Nothing New Under the Sun
/Nothing New Under the Sun
The years that built modern America, and rhyme with our own.
A nation bitterly divided over its place in the world. A pandemic that empties the streets and rewrites the rules of daily life. Protesters at the White House gates demanding the right to vote. A presidential candidate jailed for a speech. A generation returning from a distant war profoundly changed.
It reads like this morning’s headlines. It was America, a little more than a century ago.
On June 28, 2026 the Woodrow Wilson Presidential Library & Museum opens four new permanent galleries across an expanded second floor, the culmination of nearly a decade of planning. Spanning 1917 to 1924 and beyond, they trace the years that built modern America, and they argue that those years rhyme unmistakably with our own.
How much of our world began in those few turbulent years we were never taught to notice?
America at War
War is usually told through maps, battles, and generals. This gallery tells it through an entire society, from the family kitchen to the factory floor to the gates of the White House. Here are the rationed sugar and the service flag in the window; the women who entered the factories and kept the country running; and the Silent Sentinels, the suffragists who stood at the White House gates day after day and were arrested for demanding the vote.
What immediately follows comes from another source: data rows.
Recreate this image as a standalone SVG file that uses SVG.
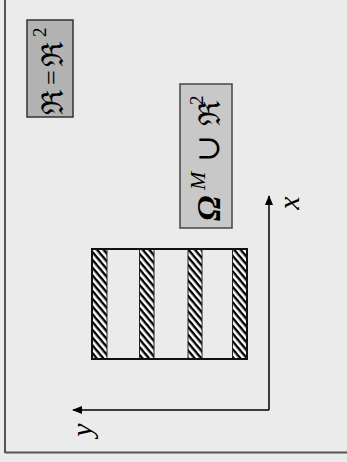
<svg xmlns="http://www.w3.org/2000/svg" width="347" height="462" viewBox="0 0 347 462">
  <style>
    .label { font-family: "DejaVu Serif", "Liberation Serif", serif; fill: #000; }
    .tnr { font-family: "Liberation Serif", "Times New Roman", serif; fill: #000; }
    .axis { stroke: #000; stroke-width: 1.5; fill: none; }
    .stripe { fill: url(#hatch); stroke: #222; stroke-width: 1; }
  </style>
  <defs>
    <pattern id="hatch" patternUnits="userSpaceOnUse" width="5" height="5" patternTransform="rotate(50)">
      <rect width="5" height="5" fill="#fff"/>
      <rect width="5" height="2.4" fill="#000"/>
    </pattern>
    <marker id="arrow" markerWidth="10" markerHeight="8" refX="9" refY="4" orient="auto" markerUnits="userSpaceOnUse">
      <path d="M0,0 L10,4 L0,8 Z" fill="#000"/>
    </marker>
  </defs>

  <!-- background and frame -->
  <rect x="0" y="0" width="347" height="462" fill="#ebebeb"/>
  <line x1="5" y1="0" x2="5" y2="453" stroke="#222" stroke-width="1.5"/>
  <line x1="5" y1="452.5" x2="347" y2="452.5" stroke="#555" stroke-width="2"/>

  <!-- space definition box -->
  <g id="space-box">
    <rect x="27" y="20" width="46" height="97" fill="#b3b3b3" stroke="#333" stroke-width="1.5"/>
    <g transform="translate(63,69) rotate(-90)">
      <text class="label" font-size="30" x="-46" y="0">ℜ</text>
      <text class="tnr" font-size="26" x="-16" y="-3">=</text>
      <text class="label" font-size="30" x="2" y="0">ℜ</text>
      <text class="tnr" font-size="19" x="32" y="-17">2</text>
    </g>
  </g>

  <!-- material domain box -->
  <g id="domain-box">
    <rect x="180" y="84" width="52" height="144" fill="#c8c8c8" stroke="#444" stroke-width="1.5"/>
    <g transform="translate(220,156) rotate(-90)">
      <text class="tnr" font-size="34" font-weight="bold" font-style="italic" x="-65" y="0">Ω</text>
      <text class="tnr" font-size="22" font-style="italic" x="-34" y="-15">M</text>
      <text class="label" font-size="32" x="-6" y="-1">∪</text>
      <text class="label" font-size="30" x="30" y="0">ℜ</text>
      <text class="tnr" font-size="19" x="51" y="-17">2</text>
    </g>
  </g>

  <!-- layered specimen with hatched strips -->
  <g id="specimen">
    <rect x="92" y="249" width="155" height="110" fill="#ebebeb" stroke="#111" stroke-width="2"/>
    <rect class="stripe" x="92.5" y="249.5" width="14.5" height="109"/>
    <rect class="stripe" x="139.5" y="249.5" width="14.5" height="109"/>
    <rect class="stripe" x="188" y="249.5" width="14" height="109"/>
    <rect class="stripe" x="232.5" y="249.5" width="14" height="109"/>
    <rect x="92" y="249" width="155" height="110" fill="none" stroke="#111" stroke-width="2"/>
  </g>

  <!-- coordinate axes -->
  <g id="connectors">
    <line class="axis" x1="269" y1="410" x2="269" y2="196" marker-end="url(#arrow)"/>
    <line class="axis" x1="269" y1="410" x2="73" y2="410" marker-end="url(#arrow)"/>
  </g>

  <g id="axis-x">
    <text class="tnr" font-size="30" font-style="italic" text-anchor="middle" transform="translate(299,203) rotate(-90)">x</text>
  </g>
  <g id="axis-y">
    <text class="tnr" font-size="30" font-style="italic" text-anchor="middle" transform="translate(92,430) rotate(-90)">y</text>
  </g>
</svg>
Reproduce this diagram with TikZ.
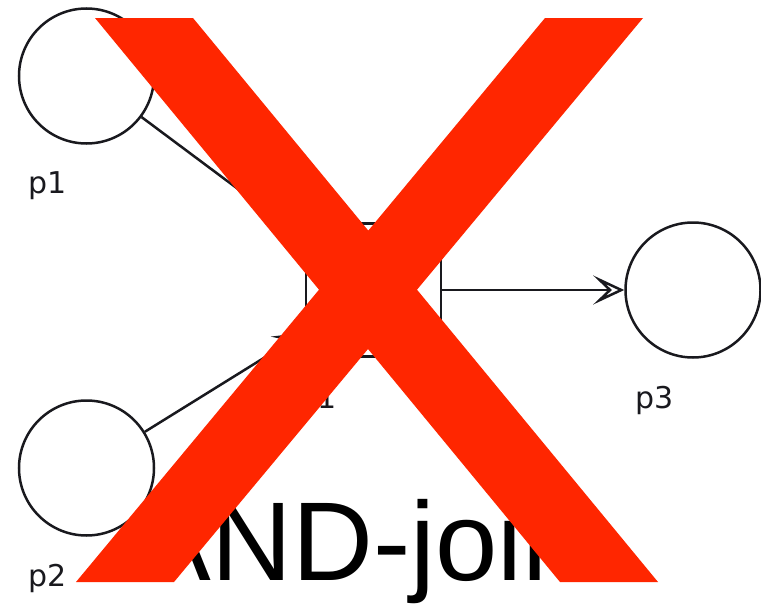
\documentclass[tikz,border=0pt]{standalone}
\usepackage{fontspec}
\setmainfont{Liberation Sans}
\newfontfamily\lblfont{DejaVu Sans}
\usetikzlibrary{arrows.meta}
\definecolor{xred}{RGB}{255,38,0}
\definecolor{ink}{RGB}{25,25,30}
\begin{document}
\begin{tikzpicture}[x=1pt,y=-1pt,
  place/.style={circle,draw=ink,line width=2.5pt,minimum size=135pt,inner sep=0pt},
  trans/.style={rectangle,draw=ink,line width=2.5pt,minimum width=135pt,minimum height=133pt,inner sep=0pt},
  lbl/.style={font=\lblfont\fontsize{30}{33}\selectfont,text=ink,inner sep=0pt,anchor=base west},
  arc/.style={draw=ink,line width=2.5pt,-{Stealth[open,length=31pt,width=29pt,inset=15pt]}},
  titletext/.style={font=\fontsize{112}{120}\selectfont,text=black,inner sep=0pt,anchor=base}]
\useasboundingbox[fill=white] (0,0) rectangle (761,605);
\node[place] (p1) at (86.5,76) {};
\node[place] (p2) at (86.5,468) {};
\node[place] (p3) at (693,290) {};
\node[trans] (t1) at (373.5,290) {};
\node[lbl] (lp1) at (28,193) {p1};
\node[lbl] (lp2) at (28,586) {p2};
\node[lbl] (lp3) at (635,408) {p3};
\node[lbl] (lt1) at (306,408) {t1};
\draw[arc] (p1) -- (t1);
\draw[arc] (p2) -- (t1);
\draw[arc] (t1) -- (p3);
\node[titletext] (title) at (361,580) {AND-join};
\fill[xred] (95,18) -- (193,18) -- (368.3,230.6) -- (545,18) -- (643,18) -- (417,289.7) -- (658,582) -- (560,582) -- (368,349) -- (174,582) -- (76,582) -- (319,289.7) -- cycle;
\end{tikzpicture}
\end{document}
It also turns to the animals of the war effort, from horses and dogs to camels and messenger pigeons, and the 1918 influenza pandemic, remembered as the Spanish flu though it likely didn't originate in Spain. Did you know the name stuck because Spain, neutral in the war, reported the outbreak openly while other nations censored the news?
Peace and Unrest
The war’s end brought no easy peace, at home or abroad. In Paris, the victorious powers met to redraw the map of the world. The gallery examines who sat at the table, what they wanted, and, just as tellingly, who was turned away. The delegations and aspiring nations denied a hearing raise a question that has not aged: whose voice counts when the future is decided?
At home, the Sedition Act made it a crime to speak against the war. The gallery confronts the case of Eugene Debs, who ran for president from a prison cell after being jailed for a speech, and with him the enduring tension between security and silence.
1919
Much of modern America took shape in these months when the country seemed to pull in every direction at once. The Red Summer brought racial violence to cities nationwide even as the Harlem Renaissance remade American art, music, and literature. The Red Scare spread fear of the radical next door. Labor organized for fair wages and safer conditions. Women neared the vote, and the nation moved to ban alcohol. Any one of these would have reshaped a country. They arrived together.
In the midst of it, President Wilson suffered a severe stroke. Gravely ill and kept from public view, he left behind a question historians still debate: was his wife, Edith, effectively running the government, deciding what reached his desk and what did not?
Presidential Legacies
The final gallery asks how a presidency is remembered: its achievements and its failures, the parts a nation celebrates and the parts it still debates, including the contradictions in Wilson's own record. It hands down no verdict, leaving visitors to weigh the evidence for themselves. It also follows Wilson into popular culture, from costumes worn in the 1944 Hollywood biopic Wilson to an original comic book that links him to the Marvel character Deadpool.
Why it matters
Together, these galleries take a few turbulent years more than a century ago, and connect them directly to the present. The Visitors will leave more curious, and more aware of how our lives today are so closely connected to the world made during Wilson’s presidency. There is nothing new under the sun, which may be the most reassuring lesson history has to offer.
Also on View
On the first floor, a smaller gallery, Behind the Exhibit: 1990 → 2026, traces how museum design has changed over the years and how we connect to today’s visitor.
The four permanent galleries open June 28, 2026 on the second floor of the Woodrow Wilson Presidential Library & Museum in Staunton, Virginia.